Only the lines from the start of the data through the line containing "from matplotlib.ticker import" should be written out, exactly as they are, with both ends included and the pictures left out.

* EXERCISE MATERIAL
######
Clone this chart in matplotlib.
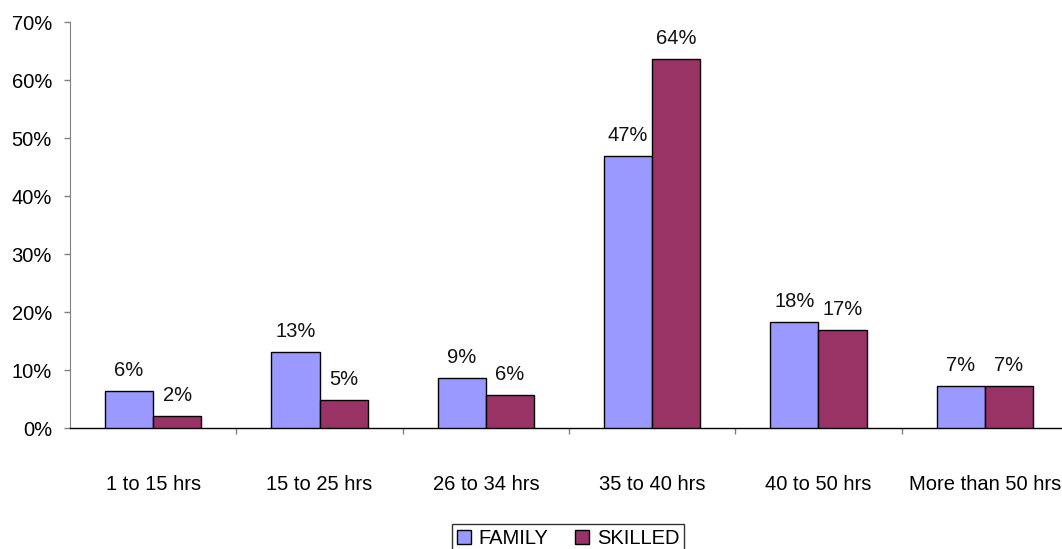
import numpy as np
import matplotlib.pyplot as plt
from matplotlib.ticker import FixedLocator, PercentFormatter

# ----------------------------------------------------------
# DATA
# ----------------------------------------------------------
CATEGORIES = ["1 to 15 hrs", "15 to 25 hrs", "26 to 34 hrs",
              "35 to 40 hrs", "40 to 50 hrs", "More than 50 hrs"]
FAMILY = [6.4, 13.1, 8.6, 46.9, 18.2, 7.2]
SKILLED = [2.1, 4.8, 5.7, 63.6, 16.9, 7.2]
FAMILY_LABELS = ["6%", "13%", "9%", "47%", "18%", "7%"]
SKILLED_LABELS = ["2%", "5%", "6%", "64%", "17%", "7%"]

# ----------------------------------------------------------
# STYLE
# ----------------------------------------------------------
plt.rcParams["font.family"] = ["Liberation Sans", "DejaVu Sans"]
FS = 14.5
C_FAMILY = "#9999FF"
C_SKILLED = "#993366"
AXIS_GRAY = "#808080"
BAR_W = 0.29

W, H = 1062, 549
fig = plt.figure(figsize=(W / 100, H / 100), dpi=100)
ax = fig.add_axes([70 / W, (H - 428) / H, 998 / W, 406 / H])

x = np.arange(len(CATEGORIES))
b1 = ax.bar(x - BAR_W / 2, FAMILY, BAR_W, color=C_FAMILY,
            edgecolor="black", linewidth=1.0, label="FAMILY", zorder=3)
b2 = ax.bar(x + BAR_W / 2, SKILLED, BAR_W, color=C_SKILLED,
            edgecolor="black", linewidth=1.0, label="SKILLED", zorder=3)

for bars, labels in ((b1, FAMILY_LABELS), (b2, SKILLED_LABELS)):
    for rect, lab in zip(bars, labels):
        ax.annotate(lab, (rect.get_x() + rect.get_width() / 2, rect.get_height()),
                    xytext=(0, 11), textcoords="offset points",
                    ha="center", va="baseline", fontsize=FS, color="#111111")

ax.set_xlim(-0.5, len(CATEGORIES) - 0.5)
ax.set_ylim(0, 70)
ax.yaxis.set_major_locator(FixedLocator(np.arange(0, 71, 10)))
ax.yaxis.set_major_formatter(PercentFormatter(decimals=0))

ax.set_xticks(x)
ax.set_xticklabels(CATEGORIES)
ax.xaxis.set_minor_locator(FixedLocator(np.arange(0.5, len(CATEGORIES) - 0.5, 1)))
ax.tick_params(axis="x", which="major", length=0, pad=34, labelsize=FS)
ax.tick_params(axis="x", which="minor", length=4, width=1, color=AXIS_GRAY)
ax.tick_params(axis="y", length=4, width=1, color=AXIS_GRAY, pad=9, labelsize=FS)

for s in ("top", "right"):
    ax.spines[s].set_visible(False)
ax.spines["left"].set_color(AXIS_GRAY)
ax.spines["bottom"].set_color("black")
ax.spines["bottom"].set_linewidth(1.0)

leg = fig.legend(loc="upper center", bbox_to_anchor=(568 / W, 1 - 524 / H),
                 ncol=2, fontsize=FS, frameon=True, fancybox=False,
                 handlelength=0.7, handleheight=0.7, handletextpad=0.4,
                 columnspacing=1.3, borderpad=0.25, borderaxespad=0)
leg.get_frame().set_edgecolor("black")
leg.get_frame().set_linewidth(1.0)

fig.savefig("out.png", dpi=100)
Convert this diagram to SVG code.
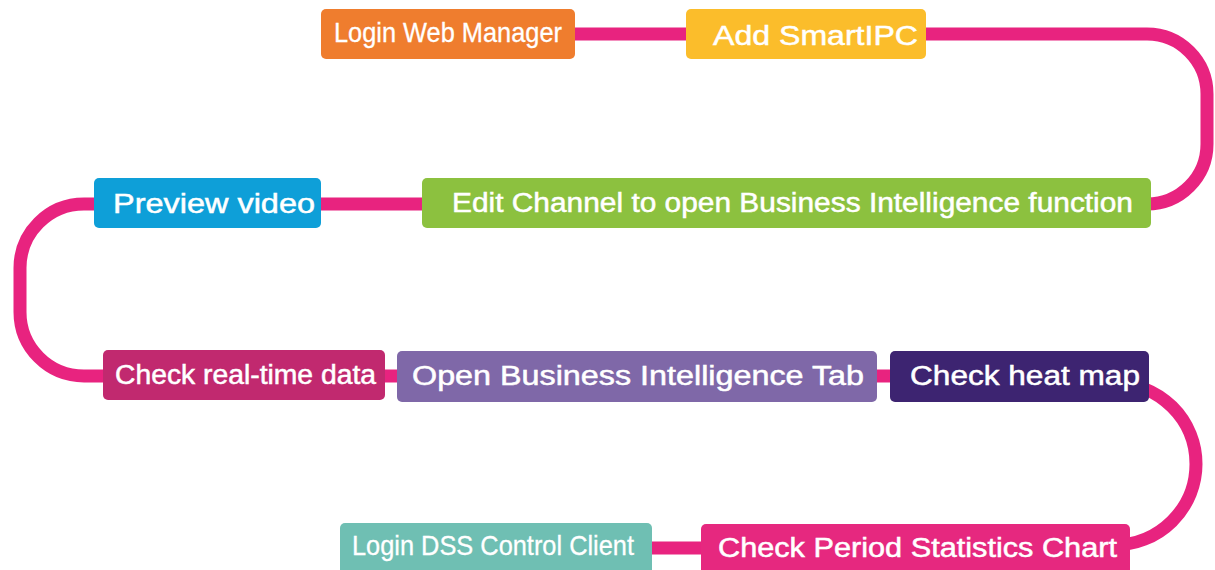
<svg xmlns="http://www.w3.org/2000/svg" width="1215" height="570" viewBox="0 0 1215 570">
<style>
.c{fill:none;stroke:#e8237f;stroke-width:13}
.t{font-family:"Liberation Sans",Arial,sans-serif;fill:#fff;stroke:#fff;stroke-width:0.5;font-size:27px}
.n{font-family:"Liberation Sans",Arial,sans-serif;fill:#fff;stroke:#fff;stroke-width:0.3;font-size:28px}
</style>
<rect width="1215" height="570" fill="#fff"/>
<g id="connectors">
<path class="c" d="M575,34 H686"/>
<path class="c" d="M926,34 H1147 A60,60 0 0 1 1207,94 V144 A60,60 0 0 1 1147,204 H1140"/>
<path class="c" d="M422,204 H321"/>
<path class="c" d="M94,204 H84 A64,64 0 0 0 20,268 V312 A64,64 0 0 0 84,376 H103"/>
<path class="c" d="M385,376 H397"/>
<path class="c" d="M877,376 H890"/>
<path class="c" d="M1114,383 A82,81 0 0 1 1114,545"/>
<path class="c" d="M652,548 H701"/>
</g>
<g id="login-web">
<rect x="321" y="9" width="254" height="50" rx="5" fill="#ef7d2e"/>
<text class="n" x="334" y="42" textLength="228" lengthAdjust="spacingAndGlyphs">Login Web Manager</text>
</g>
<g id="add-smartipc">
<rect x="686" y="9" width="240" height="50" rx="5" fill="#fbbd2b"/>
<text class="t" x="713" y="45" font-size="29" textLength="205" lengthAdjust="spacingAndGlyphs">Add SmartIPC</text>
</g>
<g id="edit-channel">
<rect x="422" y="178" width="729" height="50" rx="5" fill="#8cc13f"/>
<text class="t" x="452" y="212" textLength="681" lengthAdjust="spacingAndGlyphs">Edit Channel to open Business Intelligence function</text>
</g>
<g id="preview-video">
<rect x="94" y="178" width="227" height="50" rx="5" fill="#0e9fd8"/>
<text class="t" x="113" y="213" textLength="202" lengthAdjust="spacingAndGlyphs">Preview video</text>
</g>
<g id="check-realtime">
<rect x="103" y="350" width="282" height="50" rx="5" fill="#c1296f"/>
<text class="t" x="115" y="384" font-size="26" textLength="261" lengthAdjust="spacingAndGlyphs">Check real-time data</text>
</g>
<g id="open-bi-tab">
<rect x="397" y="351" width="480" height="51" rx="5" fill="#7f68a8"/>
<text class="t" x="412" y="385" font-size="28" textLength="452" lengthAdjust="spacingAndGlyphs">Open Business Intelligence Tab</text>
</g>
<g id="check-heat-map">
<rect x="890" y="351" width="259" height="51" rx="5" fill="#3d2471"/>
<text class="t" x="910" y="385" font-size="28" textLength="230" lengthAdjust="spacingAndGlyphs">Check heat map</text>
</g>
<g id="check-period">
<rect x="701" y="524" width="429" height="56" rx="5" fill="#e6287f"/>
<text class="t" x="718" y="557" font-size="28" textLength="399" lengthAdjust="spacingAndGlyphs">Check Period Statistics Chart</text>
</g>
<g id="login-dss">
<rect x="340" y="523" width="312" height="56" rx="5" fill="#6fbfb3"/>
<text class="n" x="352" y="555" textLength="282" lengthAdjust="spacingAndGlyphs">Login DSS Control Client</text>
</g>
</svg>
######
* PROBLEM SOLUTION
Clone this chart in matplotlib.
import numpy as np
import matplotlib.pyplot as plt
from matplotlib.ticker import FixedLocator, PercentFormatter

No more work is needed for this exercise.